22/06/10 - 01H00 - Les Echos - actualisé à 00:35:38
L'Assemblée nationale débat aujourd'hui du principe de précaution. Si certains élus veulent en limiter l'application, la secrétaire d'Etat à l'Ecologie estime, elle, nécessaire la mise en place d'une boîte à outils pour aider les pouvoirs publics.
Attention discussions agitées en perspective ! Aujourd'hui, à l'initiative du comité d'évaluation et de contrôle, présidé par le président de l'Assemblée nationale, Bernard Accoyer, se tiendra un débat sur la mise en oeuvre du principe de précaution. Le gouvernement y sera représenté par le ministre de l'Ecologie et du Développement durable, Jean-Louis Borloo, et par la ministre de la Recherche, Valérie Pécresse.
Inscrit à l'article 5 de la Charte de l'environnement, le principe de précaution est devenu depuis quelques mois l'enjeu d'un bras de fer entre ceux qui veulent en redéfinir les règles, jugeant qu'il a trop souvent été utilisé pour bloquer toute initiative, et ceux qui considèrent qu'il faut le défendre. Il y a un mois, 22 députés ont déposé une proposition de loi de création d'une commission d'enquête mettant en avant « le risque qui peut peser sur le progrès technique ». Face à eux, la députée européenne Corinne Lepage a aussitôt lancé une pétition intitulée : « Nous avons besoin du principe de précaution. » Pendant qu'Eric Loiselet, élu d'Europe-Ecologie en Champagne Ardennes, créait le réseau « Touche pas à mon principe de précaution ». Et que le chercheur Olivier Godard proposait que le public puisse saisir le gouvernement de questions relevant du principe de précaution.
Au gouvernement, on plaide l'apaisement. Hier, à l'occasion de la publication du rapport du Comité de la prévention et de la précaution présidé par le chercheur Alain Grimfeld, Chantal Jouanno, secrétaire d'Etat à l'Ecologie, a estimé qu'il est nécessaire de mettre en place une « boîte à outils » afin de mieux mettre en oeuvre le principe de précaution et ainsi sortir du « flou » actuel. « Nous ne voulons pas revenir sur le fondement de ce principe inscrit dans la Constitution. Ce serait la plus grosse erreur qu'on commettrait à l'égard de nos enfants. Mais il faut clarifier les conditions dans lesquelles on recourt à ce principe », a-t-elle ajouté, s'appuyant sur les travaux du comité, qui recommande de désigner des instances d'expertise et un « pilote » chargé de conduire le processus.
Vers une haute autorité ?
Ce document d'une cinquantaine de pages affirme que les parties prenantes doivent être impliquées dans le processus de décision et propose un schéma permettant de faire la différence entre un régime de prévention si le risque est avéré scientifiquement (volcan islandais, vaccin H1N1) et un régime de précaution s'il existe une ambiguïté scientifique forte face à un risque (usage des téléphones portables par les enfants). Les modalités du principe de précaution doivent enfin être « clarifiées en tenant compte des coûts économiques et sociaux », ajoute le comité, regrettant qu'il n'existe pas d'entité chargée d'éclairer le décideur public.

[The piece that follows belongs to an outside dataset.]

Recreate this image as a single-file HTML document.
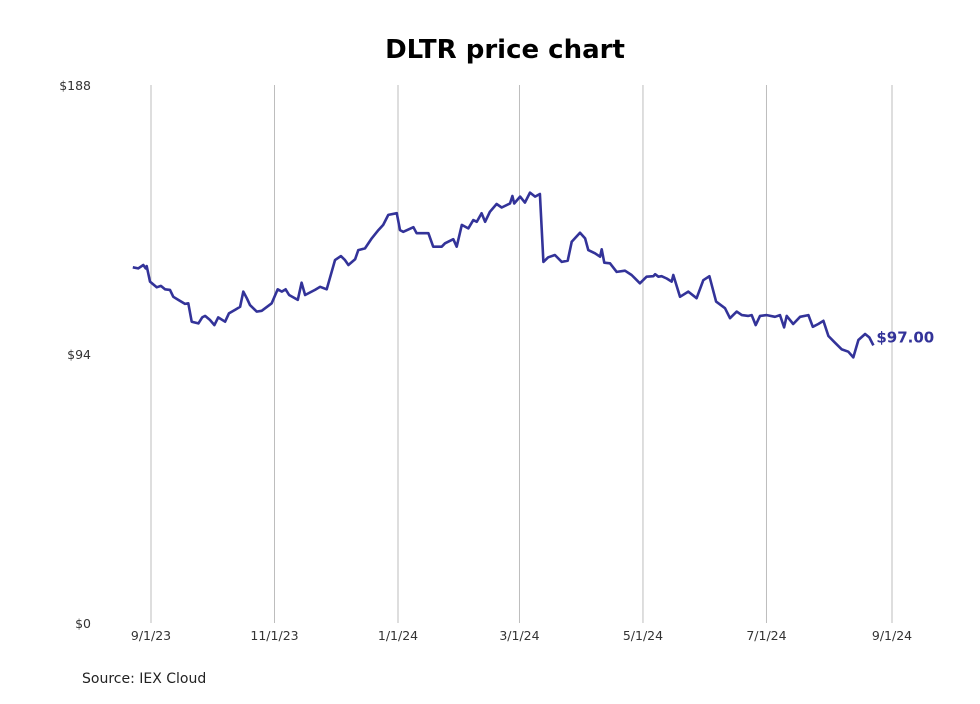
<!DOCTYPE html>
<html><head><meta charset="utf-8"><style>
body{margin:0;background:#fff;width:980px;height:699px;overflow:hidden;font-family:"Liberation Sans","DejaVu Sans",sans-serif;}
</style></head><body>
<svg width="980" height="699" id="chart">
<text x="505" y="58" text-anchor="middle" font-size="26" font-weight="bold" font-family="DejaVu Sans, sans-serif" fill="#000">DLTR price chart</text>
<text x="82" y="683" font-size="14" font-family="DejaVu Sans, sans-serif" fill="#222">Source: IEX Cloud</text>
<g id="grid"></g><g id="yaxis"></g><g id="xaxis"></g><g id="series"></g>
</svg>
<script>
const xTickLabels=["9/1/23","11/1/23","1/1/24","3/1/24","5/1/24","7/1/24","9/1/24"];
const xTickDays=[0,61,122,182,243,304,366];
const yTickValues=[0,94,188];
const yTickLabels=["$0","$94","$188"];
const days=[-9,-6.3,-3.8,-2.6,-2.1,-0.5,2.8,4.9,6.9,9.4,11,13.5,16.8,18.4,20.1,23.4,25.3,26.7,29.1,31.3,33.2,36.6,38.5,41.5,44,45.6,47.3,48.9,52.2,54.7,59.6,62.6,64.6,66.5,68.2,72.5,74.4,76.1,81,83.5,86.8,90.9,93.8,95.8,97.5,100.8,102.4,105.7,109,112.3,114.7,117.2,121.4,123,124.6,129.6,131.2,137,139.4,143.6,145.2,149.3,151,153.5,156.7,159.2,160.9,163.3,165,167.4,170.7,173.2,177.3,178.5,179.4,182.3,184.7,187.2,189.7,192.1,193.8,196.2,199.5,202.9,205.8,207.8,211.9,214.4,216,219.3,221.8,222.6,223.9,226.7,230,234.1,237.4,241.5,244.8,248.1,249,250.6,252.2,254.7,257.2,258,261.3,265.4,269.5,272.8,275.8,279.1,283.5,286,289.3,291.8,295,296.7,298.7,300.8,304.1,308.2,310.7,312.7,314,317.2,320.6,324.7,326.9,329.6,332.1,334.6,337.9,341.2,344.4,346.9,349.4,352.7,354.8,356.8];
const prices=[124.3,123.9,125.1,123.9,124.7,119.3,117.3,117.8,116.6,116.4,114,112.9,111.5,111.7,105.3,104.7,106.8,107.3,105.9,104.1,106.8,105.3,108.2,109.4,110.5,115.8,113.5,111.1,108.8,109.1,111.7,116.6,115.8,116.6,114.6,112.9,118.9,114.6,116.4,117.5,116.6,126.8,128.2,126.8,125.1,127.1,130.3,130.9,134.4,137.3,139.1,142.6,143.2,137.3,136.7,138.3,136.2,136.2,131.5,131.5,132.7,134.1,131.5,139.1,137.9,140.8,140.2,143.2,140.2,143.7,146.4,145.2,146.6,149.2,146.6,149,146.9,150.4,149,149.9,126.2,127.8,128.6,126.2,126.6,133.2,136.4,134.4,130.3,129.2,128,130.6,125.9,125.7,122.7,123.1,121.6,118.7,121,121.2,121.9,121,121.2,120.4,119.3,121.6,114,115.8,113.5,119.8,121.2,112.3,110,106.5,108.8,107.6,107.3,107.6,104.1,107.3,107.6,107,107.6,103.3,107.3,104.5,107,107.6,103.5,104.5,105.6,100.3,97.9,95.6,94.8,92.8,98.9,101,99.8,97];
const NS="http://www.w3.org/2000/svg";
const X0=151,PXD=741/366,Y0=623,TOP=85,YMAX=188;
const xs=d=>X0+d*PXD, ys=v=>Y0-(v/YMAX)*(Y0-TOP);
function mk(tag,attrs,parent){const e=document.createElementNS(NS,tag);for(const k in attrs)e.setAttribute(k,attrs[k]);parent.appendChild(e);return e;}
const grid=document.getElementById('grid'),xa=document.getElementById('xaxis'),ya=document.getElementById('yaxis'),ser=document.getElementById('series');
xTickDays.forEach((d,i)=>{
 const l=mk('line',{x1:xs(d),x2:xs(d),y1:TOP,y2:Y0,stroke:'#bdbdbd','stroke-width':1},grid);
 
 
 const t=mk('text',{x:xs(d),y:640,'text-anchor':'middle','font-size':12.5,fill:'#333','font-family':'DejaVu Sans, sans-serif'},xa);
 t.textContent=xTickLabels[i];
 
 
});
yTickValues.forEach((v,i)=>{
 const t=mk('text',{x:91,y:ys(v)+5,'text-anchor':'end','font-size':12.5,fill:'#333','font-family':'DejaVu Sans, sans-serif'},ya);
 t.textContent=yTickLabels[i];
 
 
});
const pts=days.map((d,i)=>xs(d).toFixed(1)+','+ys(prices[i]).toFixed(1)).join(' ');
const pl=mk('polyline',{points:pts,fill:'none',stroke:'#333399','stroke-width':2.6,'stroke-linejoin':'round'},ser);


const last=prices.length-1;
const lb=mk('text',{x:xs(days[last])+3,y:ys(prices[last])-3,'font-size':15,'font-weight':'bold',fill:'#333399','font-family':'DejaVu Sans, sans-serif'},ser);
lb.textContent='$'+prices[last].toFixed(2);


</script>
</body></html>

A l'Assemblée, le rapport d'Alain Gest et Philippe Tourtelier considère que l'article de la Constitution sur le principe de précaution concerne l'environnement, alors que c'est dans le domaine des impacts sanitaires (liés par exemple aux biotechnologies ou aux nanotechnologies) qu'il a été évoqué. Il évoque la création d'une haute autorité et envisage même une garantie assurantielle pour les entreprises travaillant dans le domaine des risques émergents.
JULIE CHAUVEAU, Les Echos
Principe de prévention. Défini par la loi Barnier de 1995, il implique la mise en oeuvre de règles et d'actions pour anticiper toute atteinte à l'environnement en cas de risques avérés.